* **REQUIREMENTS**
Locate all lines with the word "script". Copy them.

## start MATERIAL SUPPLIED

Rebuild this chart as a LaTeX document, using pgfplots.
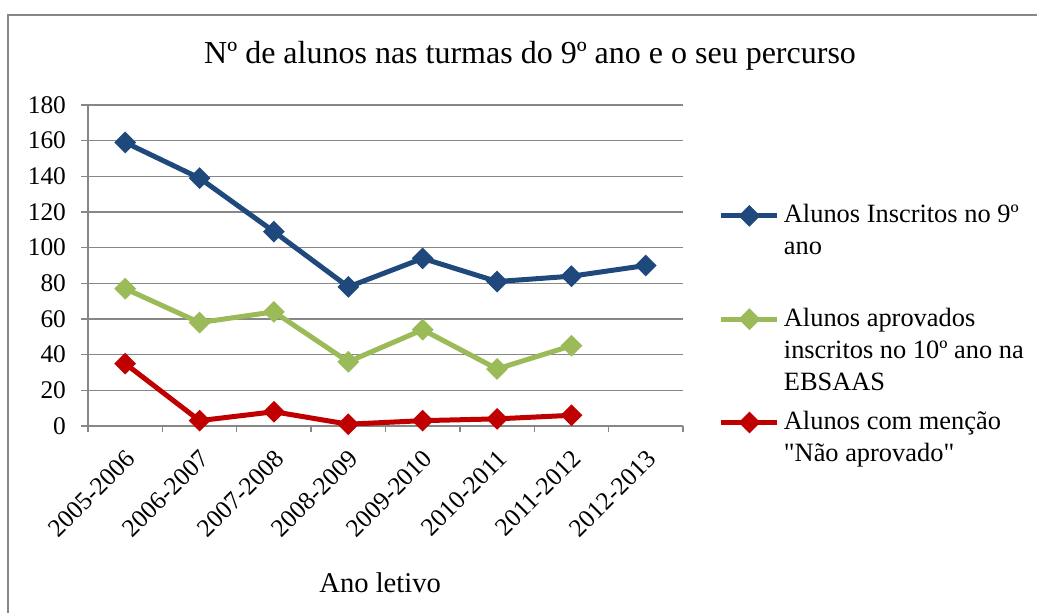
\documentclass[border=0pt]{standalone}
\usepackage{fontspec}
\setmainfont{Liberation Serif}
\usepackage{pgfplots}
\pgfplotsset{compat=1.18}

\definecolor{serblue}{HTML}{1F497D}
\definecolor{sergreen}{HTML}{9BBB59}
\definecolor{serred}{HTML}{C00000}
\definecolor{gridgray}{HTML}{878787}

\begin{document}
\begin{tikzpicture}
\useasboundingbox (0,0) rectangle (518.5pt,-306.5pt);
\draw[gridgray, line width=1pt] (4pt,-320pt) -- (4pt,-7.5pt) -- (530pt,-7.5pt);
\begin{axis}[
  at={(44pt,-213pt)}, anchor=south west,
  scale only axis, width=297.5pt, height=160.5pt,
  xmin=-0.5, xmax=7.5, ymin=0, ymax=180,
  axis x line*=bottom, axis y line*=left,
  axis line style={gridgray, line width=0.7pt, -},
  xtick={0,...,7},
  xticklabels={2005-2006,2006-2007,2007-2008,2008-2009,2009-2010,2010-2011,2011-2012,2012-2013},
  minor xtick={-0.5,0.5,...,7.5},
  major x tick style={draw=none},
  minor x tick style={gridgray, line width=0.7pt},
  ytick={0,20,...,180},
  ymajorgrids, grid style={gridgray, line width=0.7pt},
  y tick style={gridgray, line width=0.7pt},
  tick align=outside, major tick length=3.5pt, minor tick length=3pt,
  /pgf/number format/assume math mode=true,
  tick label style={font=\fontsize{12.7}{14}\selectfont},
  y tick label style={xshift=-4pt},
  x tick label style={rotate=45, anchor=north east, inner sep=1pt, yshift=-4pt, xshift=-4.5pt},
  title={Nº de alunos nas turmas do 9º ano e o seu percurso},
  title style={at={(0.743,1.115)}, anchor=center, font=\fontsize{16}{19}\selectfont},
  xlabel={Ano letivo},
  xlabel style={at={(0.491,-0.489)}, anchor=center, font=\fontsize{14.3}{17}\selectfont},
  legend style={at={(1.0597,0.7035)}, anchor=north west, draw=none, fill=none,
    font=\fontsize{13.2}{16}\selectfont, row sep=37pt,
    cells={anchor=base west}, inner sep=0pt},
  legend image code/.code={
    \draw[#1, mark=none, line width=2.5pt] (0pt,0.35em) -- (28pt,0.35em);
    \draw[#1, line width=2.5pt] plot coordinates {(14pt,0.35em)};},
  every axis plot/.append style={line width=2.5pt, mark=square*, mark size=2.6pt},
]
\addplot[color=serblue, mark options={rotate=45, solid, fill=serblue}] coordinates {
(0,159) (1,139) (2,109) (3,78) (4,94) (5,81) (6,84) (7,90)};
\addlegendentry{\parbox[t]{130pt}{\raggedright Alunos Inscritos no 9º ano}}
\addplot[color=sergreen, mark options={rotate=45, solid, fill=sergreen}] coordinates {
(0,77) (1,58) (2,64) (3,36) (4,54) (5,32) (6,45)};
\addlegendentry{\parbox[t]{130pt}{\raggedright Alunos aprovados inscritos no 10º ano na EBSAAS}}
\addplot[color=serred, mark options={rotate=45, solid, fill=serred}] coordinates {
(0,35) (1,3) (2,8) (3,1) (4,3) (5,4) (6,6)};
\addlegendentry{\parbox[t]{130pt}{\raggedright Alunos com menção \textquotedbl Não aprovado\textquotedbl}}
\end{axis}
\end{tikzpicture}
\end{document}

## end MATERIAL SUPPLIED
## start MATERIAL SUPPLIED

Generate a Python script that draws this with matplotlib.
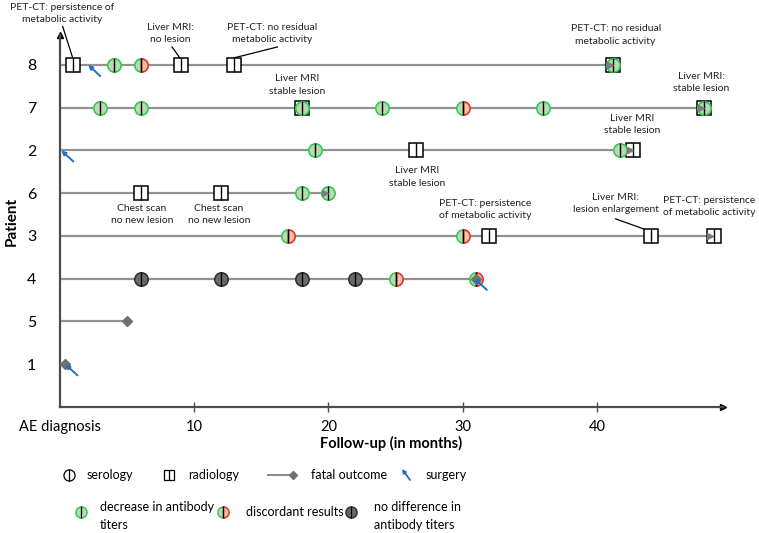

## end MATERIAL SUPPLIED
## start MATERIAL SUPPLIED

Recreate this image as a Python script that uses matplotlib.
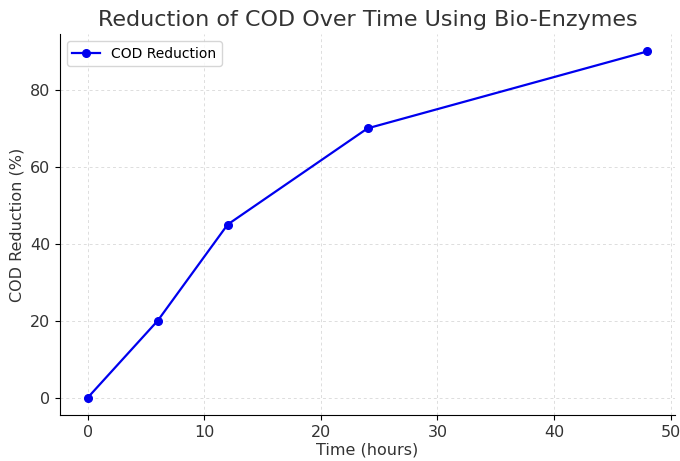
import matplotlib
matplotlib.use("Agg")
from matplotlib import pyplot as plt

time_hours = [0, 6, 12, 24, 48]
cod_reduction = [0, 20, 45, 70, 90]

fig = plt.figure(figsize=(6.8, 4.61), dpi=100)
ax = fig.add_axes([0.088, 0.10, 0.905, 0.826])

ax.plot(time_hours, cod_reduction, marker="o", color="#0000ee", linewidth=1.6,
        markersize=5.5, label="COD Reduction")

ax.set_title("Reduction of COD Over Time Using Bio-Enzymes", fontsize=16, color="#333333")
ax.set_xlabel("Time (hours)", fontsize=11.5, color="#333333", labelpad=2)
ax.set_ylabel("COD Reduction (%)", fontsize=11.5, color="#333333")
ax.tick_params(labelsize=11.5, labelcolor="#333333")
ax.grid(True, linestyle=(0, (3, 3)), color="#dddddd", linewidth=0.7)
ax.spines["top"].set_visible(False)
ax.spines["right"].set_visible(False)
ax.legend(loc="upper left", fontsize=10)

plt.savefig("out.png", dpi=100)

## end MATERIAL SUPPLIED

* **EXERCISE RESULT**
Generate a Python script that draws this with matplotlib.
Recreate this image as a Python script that uses matplotlib.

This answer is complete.